Race Results Based on Qualifying Position

library(plotly)
df_wins_based_grid <- sqldf("select grid, count(position) as 'Wins'
                   from df_results inner join df_races using (raceId)
                   where position == 1
                   and year >= 2000
                   group by grid")

Race_Result_Qualifying<-plot_ly(df_wins_based_grid, labels = ~grid, values = ~Wins)%>%
  add_pie(hole=0.6)%>%
  layout(title =" Total Wins Based on Starting Grid Position",legend=list(title=list(text='Starting Grid Position',font = 4)) )%>%
  layout(annotations=list(text=paste0("Total number of races since 2000:
  ", (sum(df_wins_based_grid$Wins))),
          "showarrow"=FALSE))
Race_Result_Qualifying

Continuing off of the trellis chart based on qualifying pace, this donut chart looks at the probability of winning the race depending on their starting grid position. Out of the 403 total races over the last 21 years. We see that the data is extremely skewed to the front row of the grid. If you are in pole position when starting the race, there is a little over 50% probability that you would win the race, and if you are in second place to start; you have a 25% chance of winning. This shows that there is a 75% chance that the drivers starting in first or second will win the race.

Conclusions

In conclusion, when looking at Formula 1 over the last 21 years we are seeing a similar trend. The best drivers who drive for the best teams are usually more successful, which is no surprise.
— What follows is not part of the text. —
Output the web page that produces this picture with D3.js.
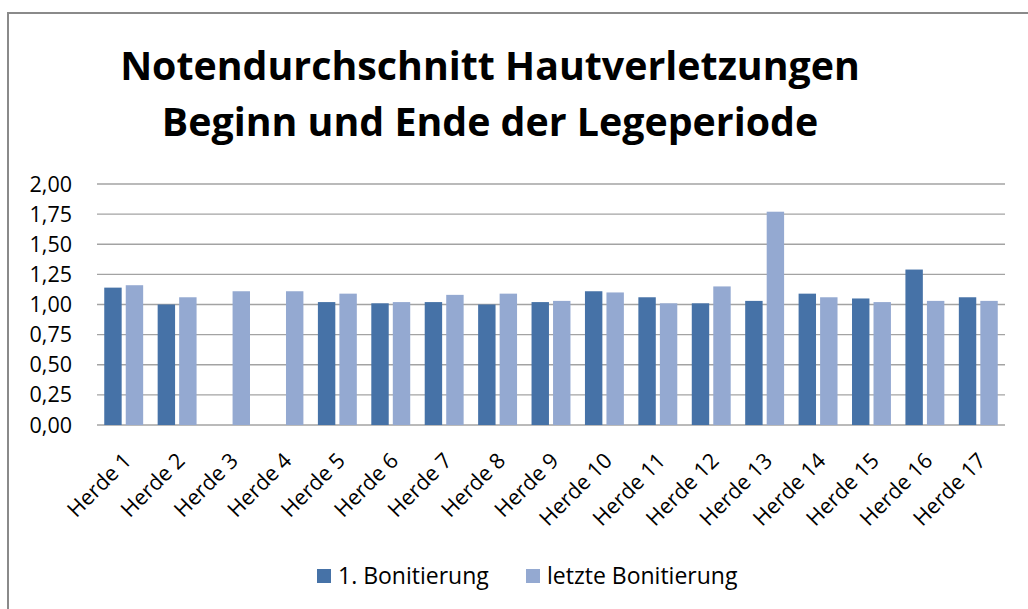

Along with this, it shows that the more successful team has a better-performing car and team that will help them win. All of these visualizations show why the FIA (the F1 governing body) is working to drastically change the sport next year to level the fight for the worse teams to compete. These improvements will make the sport more interesting for fans and make the sport even more competitive.